Hier plant das Radbahn-Team eine Art Hängebrücke unter der Trasse. Bautechnisch wurde das noch nicht geprüft, doch Heskamp und sein Team sind überzeugt, dass es klappen kann. Und alternativ könnte die bereits vorhandene Brücke entlang der Schöneberger Straße genutzt werden.
80 Prozent sind theoretisch schon nutzbar
Es geht weiter unter der U1. Auch hier zwingen uns parkende Autos immer wieder auf die Straße. Seit 15 Jahren, so hat es der Bundestagsabgeordnete Hans-Christian Ströbele (Grüne) dem Radbahn-Team verraten, suchen sie in Friedrichshain-Kreuzberg nach einer Lösung für einen geeigneten Radweg. Ohne Erfolg.
Doch je länger wir unterwegs sind, desto mehr wird mir klar, was Heskamp meint: Der Platz ist da, doch er wird nicht genutzt. An vielen Stellen unter der Hochbahn gibt es Gehwege, die menschenleer sind. Und es müsste hinkommen, was sie errechnet haben: 80 Prozent der Strecke sind theoretisch schon nutzbar.
Hinter dem Halleschen Tor wird es gefährlich. Wir fahren am Straßenrand dicht nebeneinander, nehmen nicht mehr Platz ein als die 1,60 Meter, die ein Radweg mindestens breit sein soll. Und werden doch mehrmals angehupt, denn einen Radweg gibt es nicht. „Ich wünsche Ihnen noch einen schönen Unfalltod“, hat ein Autofahrer hier letztens einem Kollegen zugerufen. Heskamp erzählt, dass laut einer Statistik 25 Prozent der Bevölkerung nicht auf das Rad steigt, weil sie Angst hat. Erst hinter dem Kottbusser Tor stoßen wir endlich auf einen ausgewiesenen Radweg, der erste überhaupt nach fast sieben Kilometern.
Experten halten Radbahn für nicht realisierbar
Heskamp hat letztens eine Rede von Berlins Bürgermeister Michael Müller (SPD) gehört. Der Verkehr müsse so gestaltet sein, dass er die Anforderungen der Zukunft schnell bewältigen kann. Heskamp findet das richtig, versteht aber trotzdem nicht, warum die Bezirke sich eher für den Autoverkehr starkmachen.

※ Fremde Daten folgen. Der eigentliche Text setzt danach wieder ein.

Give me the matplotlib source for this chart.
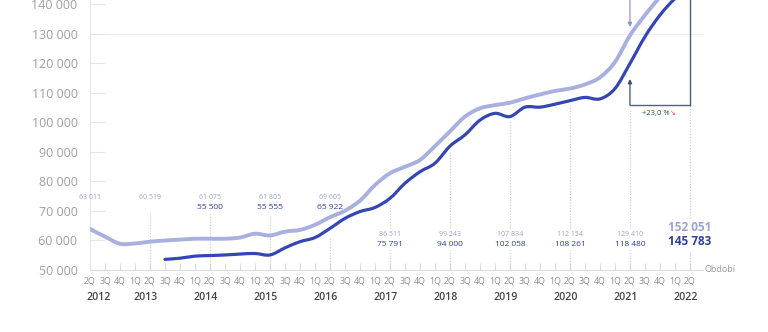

An der Oberbaumbrücke erzähle ich ihm vom Unwillen des Senats, der behauptet, dass die Radbahn finanziell und technisch kaum umsetzbar sei. Und dass nicht mal der Fahrradclub ADFC an eine Realisierung glaube. Heskamp kann das nicht schrecken. Es gebe da noch eine Prognose: In 20 Jahren gebe es in Städten nur noch 20 Prozent der Autos. „Und selbst wenn die Radbahn nicht gebaut wird, wird es andere Radwege geben.“
Auf dem Rückweg werde ich von elf roten Ampeln ausgebremst, von zwei Autos geschnitten und sehe mich mindestens einmal gezwungen, lautstark zu schimpfen. Meine Kleidung ist feucht, weil ich auf den letzten Metern noch in einen Regenschauer gekommen bin. Ich will diese Radbahn.